The girl who was “over beaches” was still on her bed watching Netflix… now, I try not to judge people for their different travel habits, but she’d been in Hoi An for 2 days now, and hadn’t appeared to have even left our room… but, each to their own!! We sorted ourselves out, had a bit of a chill and then decided to head out on our very own street food tour on our last night in Hoi An! We wandered around the horribly busy streets; we walked along the river, over the bridge, marvelled at the lights, the floating flower candles, the statues, the stalls and just tried to take everything in as best we could… This list of the food we tried on the streets of Hoi An is accompanied by a drawing of a happy fat pigs face in my journal… so here’s what we had…
- “Coconut” donut (very little coconut thankfully)
- “Black” bean puff (red bean?)
- A banana, chocolate and condensed cream pancake (like the ones you can get in Thailand… heaven)
- A Bánh mì (no coriander – thanks Alice.)
- Banana and chocolate rolled ice-cream (made by some pretty cool guys)
Apart from the bean thing, they were all pretty amazing, and it’s safe to say we were stuffed and had to roll ourselves back towards the hostel after another walk around.
I was starting to get the Asian crowd stress, which is when I realised I hadn’t left Asia in over 11 months… that’s a long time! At least during my first year in China I spent the Christmas holiday in New Zealand to break it up a little! I realised I was starting to get really excited (and nervous) about heading home in a few weeks!

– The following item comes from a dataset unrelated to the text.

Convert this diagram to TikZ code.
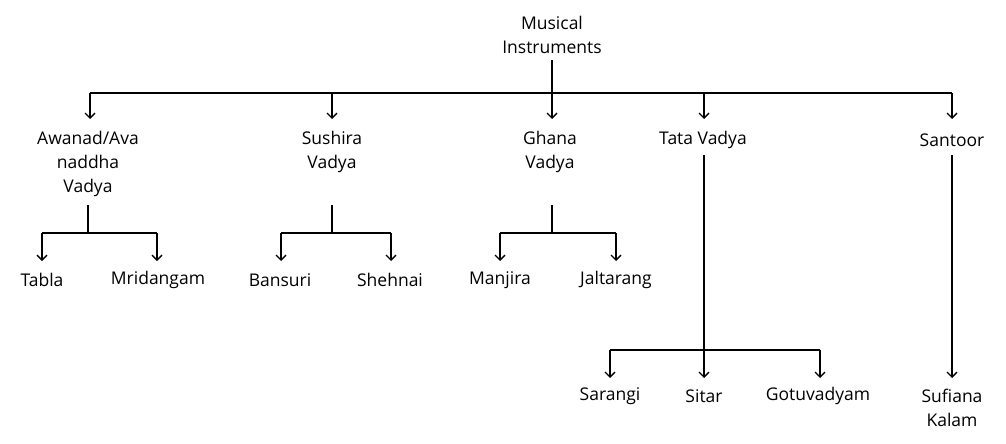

Hoi An was definitely one of our favourite places I think. It was just such a pretty little unique town that was easy to get around (on foot or by bicycle). We were going to be sad to leave it behind, but we were really looking forward to the next stage of our travel… something we’d both been eager to do, but also a little apprehensive… we knew our families were going to go ape when they found out… but, being in your 20’s is all about taking risks, living the life you want and making your family worry right?!